Ghana received its first instalment of $600 million to be used to boost the country’s foreign currency reserves, help stabilise its currency and support the budget. However, many believe that despite this IMF deal, Ghana is still not out of trouble. The receipt of further loan instalments depends on how Ghana performs in terms of external debt arrangements, socioeconomic reforms – austerity and necessary trade-offs – and central bank reforms.
Governance and winner takes all approach
Ghana has deep structural economic problems that require a multi stakeholder approach to resolve. Unfortunately, the entrenched pervasive system of governance of Ghana, like in Sri Lanka, based on winner takes all approach distorted a broad national dialogue on what has to be done and how it needs to be done. It must fix structural problems such as over-reliance on exports of physical and human commodities and utilizing strategy of “export-led recovery.” In addition society, particularly the privileged classes, needs to live within its means.
The country had virtually no foreign reserves so it did not have any means to pay in dollars for its imports. So it’s no wonder many Ghanaians have been nervously waiting for the IMF bailout. As usual, to qualify for the IMF bailout, it had to undergo debt restructuring with its creditors. Ghana is going through lengthy negotiations with its creditors. Other leading agencies such as the World Bank have pledged to help the country come out of this messy situation. Investors are expected to return without fear of losing their money.
Ghana’s IMF experience
Given the country’s past experience with the IMF, it is doubtful to what extent its latest cash infusion will help solve Ghana’s long term economic problems. As mentioned earlier, the most recent IMF assistance came in 2019. Like in Sri Lanka, this need for regular assistance is the result of wastage and mismanagement and an inability to enlarge the economy for the benefit of all by successive governments over many years.
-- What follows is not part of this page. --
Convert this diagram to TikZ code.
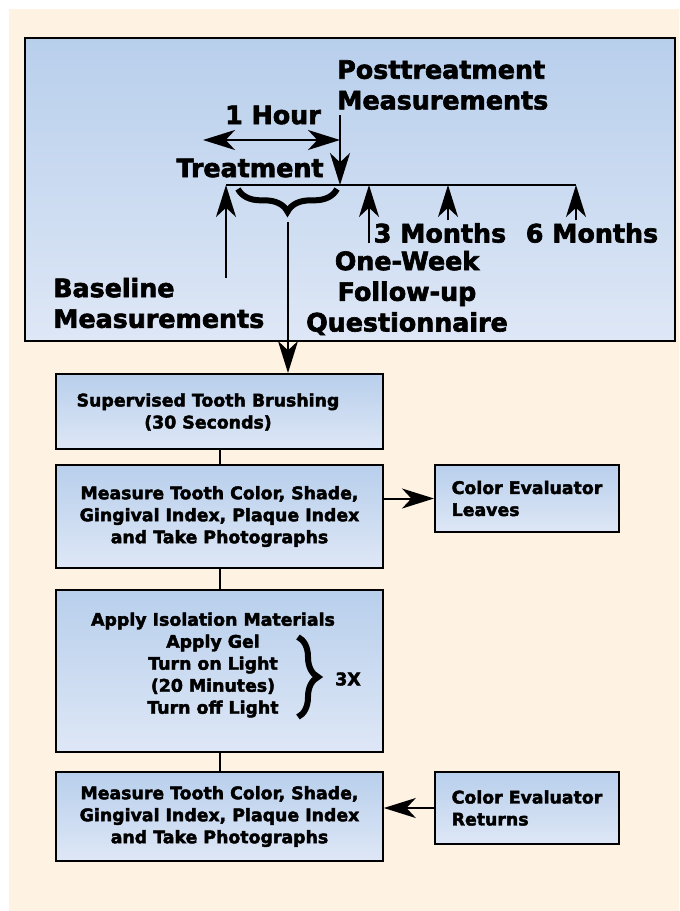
\documentclass[tikz,border=0pt]{standalone}
\usepackage{fontspec}
\setmainfont{DejaVu Sans}[BoldFeatures={FakeBold=2.5}]
\usetikzlibrary{arrows.meta,decorations.pathreplacing}
\definecolor{cream}{RGB}{254,243,227}
\definecolor{bluetop}{RGB}{184,207,236}
\definecolor{bluebot}{RGB}{222,231,246}

\begin{document}
\begin{tikzpicture}[
    x=0.75pt, y=-0.75pt,
    >={Stealth[length=24pt, width=15pt, inset=7pt]},
    big/.style={font=\bfseries\fontsize{19pt}{23pt}\selectfont, inner sep=0pt},
    small/.style={font=\bfseries\fontsize{13pt}{16.5pt}\selectfont, inner sep=0pt},
    panel/.style={draw=black, line width=1.5pt, rectangle, top color=bluetop, bottom color=bluebot},
    box/.style={panel, small, align=center, minimum width=245pt},
    evalbox/.style={panel, small, align=left, minimum width=138pt},
    arrow/.style={->, line width=1.5pt},
    dblarrow/.style={<->, line width=1.5pt},
    link/.style={line width=1.5pt},
    brace/.style={decorate, decoration={brace, amplitude=#1}, line width=4.5pt}
]
\useasboundingbox (0,0) rectangle (679,911);

% Background
\fill[cream] (9,9) rectangle (679,911);

% Timeline panel
\node[panel, minimum width=487.5pt, minimum height=227pt] (frame) at (350,189.5) {};

% Time points
\coordinate (t0) at (226,185);
\coordinate (t1) at (340,185);
\coordinate (t2) at (369,185);
\coordinate (t3) at (448,185);
\coordinate (t4) at (576,185);
\draw[link] (t0) -- (t4);

% Labels
\node[big, align=left, anchor=west] (post) at (337,85) {Posttreatment\\Measurements};
\node[big] (hour) at (273,115) {1 Hour};
\node[big] (treat) at (250,168) {Treatment};
\node[big, align=left, anchor=west] (base) at (53,303) {Baseline\\Measurements};
\node[big] (m3) at (440,233) {3 Months};
\node[big] (m6) at (592,233) {6 Months};
\node[big, align=center] (week) at (407,293) {One-Week\\Follow-up\\Questionnaire};

% Timeline arrows
\coordinate (h0) at (203,140);
\coordinate (w0) at (369,243);
\draw[dblarrow] (h0) -- (h0 -| t1);
\draw[arrow] ([yshift=-4pt]post.south -| t1) -- (t1);
\draw[arrow] (base.north -| t0) -- (t0);
\draw[arrow] (w0) -- (t2);
\draw[arrow] ([yshift=2pt]m3.north -| t3) -- (t3);
\draw[arrow] ([yshift=2pt]m6.north -| t4) -- (t4);

% Treatment brace
\coordinate (b0) at (238,189);
\coordinate (b1) at (337,189);
\coordinate (btip) at (288,222);
\draw[brace=17pt] (b1) -- (b0);

% Steps
\node[box, minimum height=56.25pt] (brush) at (219.5,411.5) {};
\node[small, align=center] (brushtext) at (208,412) {Supervised Tooth Brushing\\(30 Seconds)};
\node[box, minimum height=77.25pt] (measure) at (219.5,516.5) {Measure Tooth Color, Shade,\\Gingival Index, Plaque Index\\and Take Photographs};
\node[box, minimum height=121.5pt] (isolate) at (219.5,671) {};
\node[small, align=center] (steps) at (213,665) {Apply Isolation Materials\\Apply Gel\\Turn on Light\\(20 Minutes)\\Turn off Light};
\node[box, minimum height=66.75pt] (remeasure) at (219.5,816.5) {Measure Tooth Color, Shade,\\Gingival Index, Plaque Index\\and Take Photographs};

% Evaluator
\node[evalbox, minimum height=50.25pt] (leaves) at (527,498.5) {Color Evaluator\\Leaves};
\node[evalbox, minimum height=54pt] (returns) at (527,808) {Color Evaluator\\Returns};

% Repeat brace
\coordinate (l0) at (298,637);
\coordinate (l1) at (298,717);
\draw[brace=15pt] (l0) -- (l1);
\node[small] (times) at (348,679) {3X};

% Connections
\draw[arrow] (btip) -- (btip |- brush.north);
\draw[link] (brush) -- (measure);
\draw[link] (measure) -- (isolate);
\draw[link] (isolate) -- (remeasure);
\draw[arrow] (measure.east |- leaves) -- (leaves);
\draw[arrow] (returns) -- (remeasure.east |- returns);

\end{tikzpicture}
\end{document}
If there is no system change, the question remains whether the situation will get messy again. It could happen at the end of the three year IMF bailout. Given past loans and an inability to bring in transparency, the rule of law, accountability and create an economy that benefits the majority of the population, the country could expect another bailout in the near future. This is a bleak scenario for Ghanaians who barely survive economically.